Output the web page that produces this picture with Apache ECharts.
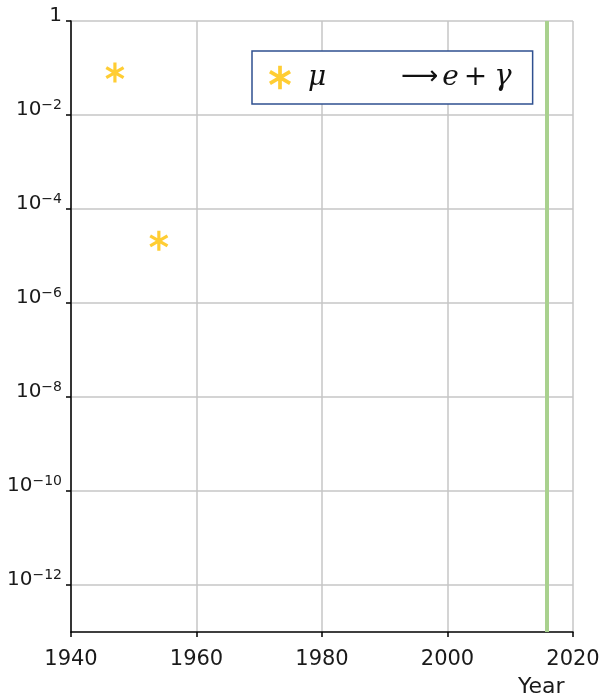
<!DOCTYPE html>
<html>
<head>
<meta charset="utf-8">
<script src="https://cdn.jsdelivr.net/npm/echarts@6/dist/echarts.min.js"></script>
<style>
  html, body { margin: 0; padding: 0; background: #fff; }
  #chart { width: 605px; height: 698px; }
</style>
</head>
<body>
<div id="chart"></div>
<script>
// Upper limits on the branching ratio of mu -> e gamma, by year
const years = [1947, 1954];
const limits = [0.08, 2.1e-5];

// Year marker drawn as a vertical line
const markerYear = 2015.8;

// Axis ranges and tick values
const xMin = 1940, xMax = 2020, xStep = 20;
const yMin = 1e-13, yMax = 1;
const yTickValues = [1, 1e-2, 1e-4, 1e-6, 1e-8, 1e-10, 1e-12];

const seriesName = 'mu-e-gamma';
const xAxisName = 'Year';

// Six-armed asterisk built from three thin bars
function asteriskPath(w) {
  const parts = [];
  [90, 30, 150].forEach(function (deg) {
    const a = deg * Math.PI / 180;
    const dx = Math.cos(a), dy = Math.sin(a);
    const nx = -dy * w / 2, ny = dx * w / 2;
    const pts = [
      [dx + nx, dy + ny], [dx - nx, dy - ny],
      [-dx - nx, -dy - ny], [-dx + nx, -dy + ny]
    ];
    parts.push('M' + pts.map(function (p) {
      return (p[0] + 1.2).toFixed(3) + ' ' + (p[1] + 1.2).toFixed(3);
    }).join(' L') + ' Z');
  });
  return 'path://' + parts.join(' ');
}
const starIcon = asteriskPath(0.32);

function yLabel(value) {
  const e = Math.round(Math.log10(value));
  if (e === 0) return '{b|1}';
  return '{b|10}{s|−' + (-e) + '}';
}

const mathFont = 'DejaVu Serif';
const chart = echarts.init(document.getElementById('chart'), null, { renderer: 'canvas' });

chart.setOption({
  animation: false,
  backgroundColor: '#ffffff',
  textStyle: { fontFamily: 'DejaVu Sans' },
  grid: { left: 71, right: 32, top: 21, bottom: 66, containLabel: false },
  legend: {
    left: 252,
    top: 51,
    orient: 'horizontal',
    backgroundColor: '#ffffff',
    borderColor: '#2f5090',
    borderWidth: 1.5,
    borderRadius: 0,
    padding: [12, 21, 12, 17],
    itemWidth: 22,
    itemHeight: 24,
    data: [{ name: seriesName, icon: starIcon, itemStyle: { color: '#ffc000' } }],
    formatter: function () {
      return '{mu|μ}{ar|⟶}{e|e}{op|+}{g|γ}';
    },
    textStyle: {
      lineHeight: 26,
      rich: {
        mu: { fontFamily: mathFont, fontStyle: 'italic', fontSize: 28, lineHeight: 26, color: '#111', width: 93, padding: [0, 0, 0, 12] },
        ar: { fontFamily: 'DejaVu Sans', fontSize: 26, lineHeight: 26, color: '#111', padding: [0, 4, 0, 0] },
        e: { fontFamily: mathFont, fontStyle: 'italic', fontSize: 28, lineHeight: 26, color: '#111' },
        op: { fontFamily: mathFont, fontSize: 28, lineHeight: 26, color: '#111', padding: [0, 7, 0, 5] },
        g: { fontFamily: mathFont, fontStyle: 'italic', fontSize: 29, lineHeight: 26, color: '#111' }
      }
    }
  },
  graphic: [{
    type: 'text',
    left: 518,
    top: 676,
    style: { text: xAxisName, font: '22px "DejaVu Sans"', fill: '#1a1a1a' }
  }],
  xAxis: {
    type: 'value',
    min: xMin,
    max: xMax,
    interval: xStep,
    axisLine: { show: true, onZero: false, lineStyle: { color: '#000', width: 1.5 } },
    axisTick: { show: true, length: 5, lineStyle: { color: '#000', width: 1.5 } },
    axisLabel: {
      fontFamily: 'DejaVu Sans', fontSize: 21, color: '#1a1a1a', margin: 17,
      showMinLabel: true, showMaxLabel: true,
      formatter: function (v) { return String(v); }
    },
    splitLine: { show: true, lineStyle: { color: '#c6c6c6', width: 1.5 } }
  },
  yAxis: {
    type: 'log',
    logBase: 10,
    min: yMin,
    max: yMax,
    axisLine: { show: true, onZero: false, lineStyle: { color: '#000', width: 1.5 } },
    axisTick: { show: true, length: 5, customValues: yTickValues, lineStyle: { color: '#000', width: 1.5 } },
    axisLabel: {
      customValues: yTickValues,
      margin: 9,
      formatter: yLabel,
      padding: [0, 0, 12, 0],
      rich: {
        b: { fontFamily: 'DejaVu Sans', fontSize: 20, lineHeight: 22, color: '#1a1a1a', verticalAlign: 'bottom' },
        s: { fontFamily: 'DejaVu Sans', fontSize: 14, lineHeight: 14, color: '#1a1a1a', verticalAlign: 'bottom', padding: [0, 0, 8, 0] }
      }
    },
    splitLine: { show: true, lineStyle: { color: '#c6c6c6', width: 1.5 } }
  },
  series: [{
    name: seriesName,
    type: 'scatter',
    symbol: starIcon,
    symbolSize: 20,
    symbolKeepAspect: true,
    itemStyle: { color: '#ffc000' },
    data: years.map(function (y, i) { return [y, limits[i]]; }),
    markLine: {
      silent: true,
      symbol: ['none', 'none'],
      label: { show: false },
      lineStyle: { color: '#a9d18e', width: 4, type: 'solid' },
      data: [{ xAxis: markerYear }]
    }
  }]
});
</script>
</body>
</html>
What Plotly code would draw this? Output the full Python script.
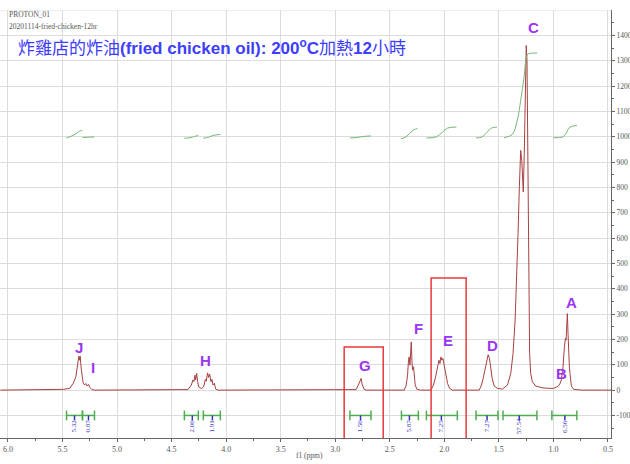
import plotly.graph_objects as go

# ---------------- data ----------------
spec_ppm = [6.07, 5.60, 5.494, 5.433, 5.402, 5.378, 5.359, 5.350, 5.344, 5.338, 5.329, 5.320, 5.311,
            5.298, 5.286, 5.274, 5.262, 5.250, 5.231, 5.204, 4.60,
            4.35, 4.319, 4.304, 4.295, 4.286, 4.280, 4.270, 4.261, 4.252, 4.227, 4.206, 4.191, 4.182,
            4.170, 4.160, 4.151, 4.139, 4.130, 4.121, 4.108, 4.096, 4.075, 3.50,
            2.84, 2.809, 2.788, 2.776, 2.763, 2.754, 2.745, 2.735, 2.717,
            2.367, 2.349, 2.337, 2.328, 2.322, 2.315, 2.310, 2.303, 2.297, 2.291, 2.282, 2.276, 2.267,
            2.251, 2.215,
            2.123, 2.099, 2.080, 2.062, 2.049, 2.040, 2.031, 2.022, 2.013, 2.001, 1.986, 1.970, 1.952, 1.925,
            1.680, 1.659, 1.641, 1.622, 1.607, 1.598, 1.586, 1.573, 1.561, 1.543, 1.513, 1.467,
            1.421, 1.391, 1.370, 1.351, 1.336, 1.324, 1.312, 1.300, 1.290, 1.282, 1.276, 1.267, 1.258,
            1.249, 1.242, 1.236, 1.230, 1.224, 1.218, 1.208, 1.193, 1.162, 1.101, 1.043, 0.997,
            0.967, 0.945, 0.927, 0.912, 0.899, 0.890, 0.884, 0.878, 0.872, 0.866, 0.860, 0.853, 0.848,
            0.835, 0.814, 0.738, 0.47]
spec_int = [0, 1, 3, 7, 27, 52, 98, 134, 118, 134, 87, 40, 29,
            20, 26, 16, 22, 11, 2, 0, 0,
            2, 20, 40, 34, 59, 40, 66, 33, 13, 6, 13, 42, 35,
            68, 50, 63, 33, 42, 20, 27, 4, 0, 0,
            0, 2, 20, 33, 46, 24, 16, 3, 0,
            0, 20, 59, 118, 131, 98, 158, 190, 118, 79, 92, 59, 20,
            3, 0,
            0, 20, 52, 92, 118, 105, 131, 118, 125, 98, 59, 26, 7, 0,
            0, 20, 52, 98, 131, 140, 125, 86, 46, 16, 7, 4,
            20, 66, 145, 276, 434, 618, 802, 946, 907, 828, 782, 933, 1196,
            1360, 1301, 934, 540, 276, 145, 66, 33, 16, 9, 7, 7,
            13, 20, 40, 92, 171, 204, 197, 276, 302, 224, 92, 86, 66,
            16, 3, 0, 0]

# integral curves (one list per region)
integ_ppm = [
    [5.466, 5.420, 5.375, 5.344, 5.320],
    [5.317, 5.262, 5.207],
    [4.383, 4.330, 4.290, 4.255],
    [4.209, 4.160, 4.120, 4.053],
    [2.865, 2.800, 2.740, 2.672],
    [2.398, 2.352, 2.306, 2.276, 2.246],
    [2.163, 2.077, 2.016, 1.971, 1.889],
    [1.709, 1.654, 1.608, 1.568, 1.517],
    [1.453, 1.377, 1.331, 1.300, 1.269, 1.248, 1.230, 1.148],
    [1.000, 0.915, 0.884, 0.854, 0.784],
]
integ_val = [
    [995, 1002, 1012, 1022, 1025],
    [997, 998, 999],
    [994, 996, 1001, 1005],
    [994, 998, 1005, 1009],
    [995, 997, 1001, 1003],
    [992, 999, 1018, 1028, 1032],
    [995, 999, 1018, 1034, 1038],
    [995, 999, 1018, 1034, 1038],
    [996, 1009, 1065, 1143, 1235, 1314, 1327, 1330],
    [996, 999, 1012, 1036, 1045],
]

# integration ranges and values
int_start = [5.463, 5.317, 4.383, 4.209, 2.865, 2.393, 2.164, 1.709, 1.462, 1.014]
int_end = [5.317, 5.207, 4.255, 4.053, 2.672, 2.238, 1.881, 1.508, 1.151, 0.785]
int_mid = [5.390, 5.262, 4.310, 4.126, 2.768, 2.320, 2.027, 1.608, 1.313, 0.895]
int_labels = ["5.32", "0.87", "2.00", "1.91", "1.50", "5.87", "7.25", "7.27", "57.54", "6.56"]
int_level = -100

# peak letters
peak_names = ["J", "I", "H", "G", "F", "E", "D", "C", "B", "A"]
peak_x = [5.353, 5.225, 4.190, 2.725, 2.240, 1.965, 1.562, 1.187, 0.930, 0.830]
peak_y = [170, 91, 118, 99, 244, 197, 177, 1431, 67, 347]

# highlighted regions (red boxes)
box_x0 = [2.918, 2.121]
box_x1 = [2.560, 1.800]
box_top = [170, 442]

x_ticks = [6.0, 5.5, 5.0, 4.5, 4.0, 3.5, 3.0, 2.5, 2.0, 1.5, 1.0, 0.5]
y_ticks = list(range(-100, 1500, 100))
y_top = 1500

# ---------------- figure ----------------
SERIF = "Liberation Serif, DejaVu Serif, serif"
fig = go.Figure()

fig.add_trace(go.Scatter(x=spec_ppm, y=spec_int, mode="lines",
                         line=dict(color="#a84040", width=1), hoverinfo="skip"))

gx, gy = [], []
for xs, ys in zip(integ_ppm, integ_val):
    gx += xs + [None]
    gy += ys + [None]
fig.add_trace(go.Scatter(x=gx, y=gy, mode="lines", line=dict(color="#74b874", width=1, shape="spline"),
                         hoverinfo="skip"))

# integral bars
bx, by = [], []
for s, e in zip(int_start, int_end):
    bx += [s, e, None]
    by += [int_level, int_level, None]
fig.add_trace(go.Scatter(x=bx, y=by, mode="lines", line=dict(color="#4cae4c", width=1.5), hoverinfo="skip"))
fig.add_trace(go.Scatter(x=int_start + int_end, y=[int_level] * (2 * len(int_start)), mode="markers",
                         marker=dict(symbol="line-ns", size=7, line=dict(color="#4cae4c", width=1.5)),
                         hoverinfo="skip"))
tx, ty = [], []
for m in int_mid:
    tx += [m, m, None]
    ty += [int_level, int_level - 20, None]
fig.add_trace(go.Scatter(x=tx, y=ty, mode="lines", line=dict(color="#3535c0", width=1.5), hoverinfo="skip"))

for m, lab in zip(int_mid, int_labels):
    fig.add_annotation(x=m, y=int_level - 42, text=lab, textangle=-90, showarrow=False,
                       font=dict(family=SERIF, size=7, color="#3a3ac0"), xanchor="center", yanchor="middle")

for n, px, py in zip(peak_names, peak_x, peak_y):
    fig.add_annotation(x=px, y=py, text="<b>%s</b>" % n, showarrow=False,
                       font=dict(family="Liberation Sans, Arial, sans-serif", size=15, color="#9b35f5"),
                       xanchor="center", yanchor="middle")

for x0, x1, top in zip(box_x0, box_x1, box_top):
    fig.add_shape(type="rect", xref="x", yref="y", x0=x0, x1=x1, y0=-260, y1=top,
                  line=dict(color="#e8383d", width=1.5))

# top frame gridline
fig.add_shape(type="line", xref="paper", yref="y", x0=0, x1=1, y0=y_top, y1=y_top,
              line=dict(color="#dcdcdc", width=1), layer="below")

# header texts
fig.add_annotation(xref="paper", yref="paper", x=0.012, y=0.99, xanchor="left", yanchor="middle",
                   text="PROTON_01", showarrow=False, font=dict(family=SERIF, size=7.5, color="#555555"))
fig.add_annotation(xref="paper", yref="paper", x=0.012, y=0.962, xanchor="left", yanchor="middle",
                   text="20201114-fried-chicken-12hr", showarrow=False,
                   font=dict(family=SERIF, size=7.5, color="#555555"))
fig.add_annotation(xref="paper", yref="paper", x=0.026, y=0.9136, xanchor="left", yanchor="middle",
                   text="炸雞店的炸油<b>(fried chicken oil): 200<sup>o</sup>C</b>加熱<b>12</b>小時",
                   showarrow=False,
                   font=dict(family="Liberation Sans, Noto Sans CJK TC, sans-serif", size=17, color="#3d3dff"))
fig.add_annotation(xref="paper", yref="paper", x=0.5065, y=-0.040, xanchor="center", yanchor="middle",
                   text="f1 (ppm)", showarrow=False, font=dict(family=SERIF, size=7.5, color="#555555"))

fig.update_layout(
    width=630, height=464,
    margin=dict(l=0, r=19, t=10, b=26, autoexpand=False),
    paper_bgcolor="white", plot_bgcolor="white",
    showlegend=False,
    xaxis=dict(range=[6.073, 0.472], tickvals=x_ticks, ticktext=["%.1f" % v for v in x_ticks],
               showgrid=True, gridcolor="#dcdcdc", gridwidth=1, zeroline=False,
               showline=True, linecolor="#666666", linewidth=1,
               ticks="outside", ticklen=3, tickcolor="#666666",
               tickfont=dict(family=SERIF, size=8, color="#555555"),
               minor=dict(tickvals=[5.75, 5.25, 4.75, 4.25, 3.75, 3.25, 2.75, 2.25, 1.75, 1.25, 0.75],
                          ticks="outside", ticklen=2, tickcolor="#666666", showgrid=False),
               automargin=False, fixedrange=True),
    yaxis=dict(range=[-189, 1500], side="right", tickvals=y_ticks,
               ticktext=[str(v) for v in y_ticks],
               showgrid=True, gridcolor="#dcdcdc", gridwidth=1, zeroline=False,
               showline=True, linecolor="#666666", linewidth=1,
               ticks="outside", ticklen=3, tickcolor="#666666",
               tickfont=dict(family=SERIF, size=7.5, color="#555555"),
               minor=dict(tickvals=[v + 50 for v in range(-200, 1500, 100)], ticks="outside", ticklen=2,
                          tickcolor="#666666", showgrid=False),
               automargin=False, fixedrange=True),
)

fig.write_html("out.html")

[To be done]
Return nothing but the lines running from the start of the data to the line with "const xAxisName = 'Year';", please, both ends included and no pictures.

[Task output]
Output the web page that produces this picture with Apache ECharts.
<!DOCTYPE html>
<html>
<head>
<meta charset="utf-8">
<script src="https://cdn.jsdelivr.net/npm/echarts@6/dist/echarts.min.js"></script>
<style>
  html, body { margin: 0; padding: 0; background: #fff; }
  #chart { width: 605px; height: 698px; }
</style>
</head>
<body>
<div id="chart"></div>
<script>
// Upper limits on the branching ratio of mu -> e gamma, by year
const years = [1947, 1954];
const limits = [0.08, 2.1e-5];

// Year marker drawn as a vertical line
const markerYear = 2015.8;

// Axis ranges and tick values
const xMin = 1940, xMax = 2020, xStep = 20;
const yMin = 1e-13, yMax = 1;
const yTickValues = [1, 1e-2, 1e-4, 1e-6, 1e-8, 1e-10, 1e-12];

const seriesName = 'mu-e-gamma';
const xAxisName = 'Year';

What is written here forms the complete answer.